On clusters with enabled proxy and the NO_PROXY settings containing localhost/127.0.0.1 or matching the automatically added Container Cloud internal endpoints, the Container Cloud release upgrade from 2.17.0 to 2.18.0 triggers automatic update of managed clusters to the latest available Cluster releases in their respective series.

For the issue workaround, contact Mirantis support.

[21810] Upgrade to Cluster releases 5.22.0 and 7.5.0 may get stuck

Affects Ubuntu-based clusters deployed after Feb 10, 2022

If you deploy an Ubuntu-based cluster using the deprecated Cluster release 7.4.0 (and earlier) or 5.21.0 (and earlier) starting from February 10, 2022, the cluster update to the Cluster releases 7.5.0 and 5.22.0 may get stuck while applying the Deploy state to the cluster machines. The issue affects all cluster types: management, regional, and managed.

To verify that the cluster is affected:

  1. Log in to the Container Cloud web UI.

  2. In the Clusters tab, capture the RELEASE and AGE values of the required Ubuntu-based cluster.
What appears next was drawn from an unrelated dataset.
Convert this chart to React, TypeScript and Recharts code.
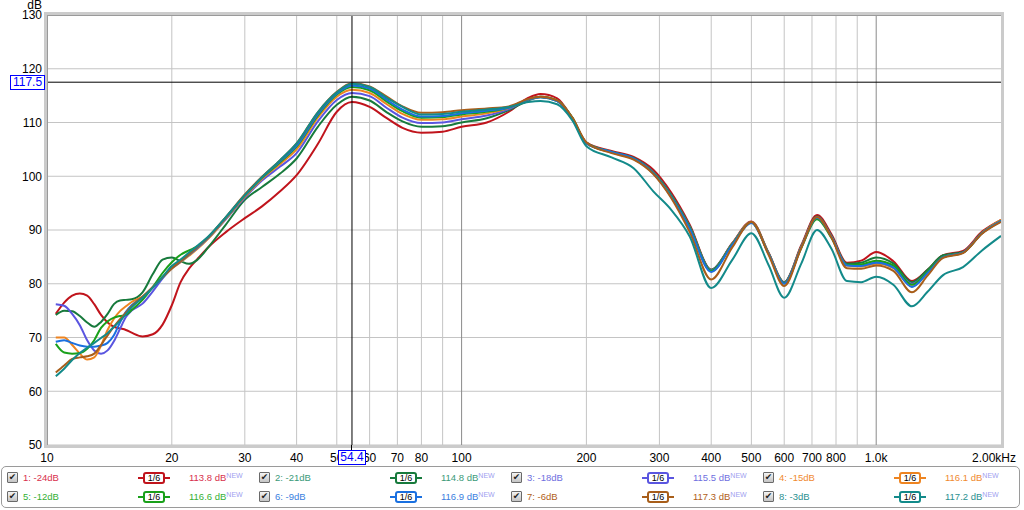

If the values match the ones from the issue description, the cluster may be affected.

  3. Using SSH, log in to the manager or worker node that got stuck while applying the Deploy state and identify the containerd package version:

    containerd --version
    

    If the version is 1.5.9, the cluster is affected.

  4. In /var/log/lcm/runners/<nodeName>/deploy/, verify whether the Ansible deployment logs contain the following errors that indicate that the cluster is affected:

    The following packages will be upgraded:
      docker-ee docker-ee-cli
    The following packages will be DOWNGRADED:
      containerd.io
    
    STDERR:
    E: Packages were downgraded and -y was used without --allow-downgrades.
    

Workaround:

Warning

Apply the steps below to the affected nodes one-by-one and only after each consecutive node gets stuck on the Deploy phase with the Ansible log errors. Such sequence ensures that each node is cordon-drained and Docker is properly stopped. Therefore, no workloads are affected.

  1. Using SSH, log in to the first affected node and install containerd 1.5.8:

    apt-get install containerd.io=1.5.8-1 -y --allow-downgrades --allow-change-held-packages
    
  2. Wait for Ansible to reconcile. The node should become Ready in several minutes.

  3. Wait for the next node of the cluster to get stuck on the Deploy phase with the Ansible log errors. Only after that, apply the steps above on the next node.

  4. Patch the remaining nodes one-by-one using the steps above.


Container Cloud web UI

[23002] Inability to set a custom value for a predefined node label

During machine creation using the Container Cloud web UI, a custom value for a node label cannot be set.

As a workaround, manually add the value to spec.providerSpec.value.nodeLabels in machine.yaml.


[249] A newly created project does not display in the Container Cloud web UI

A project that is newly created in the Container Cloud web UI does not display in the Projects list even after refreshing the page. The issue occurs due to the token missing the necessary role for the new project. As a workaround, relogin to the Container Cloud web UI.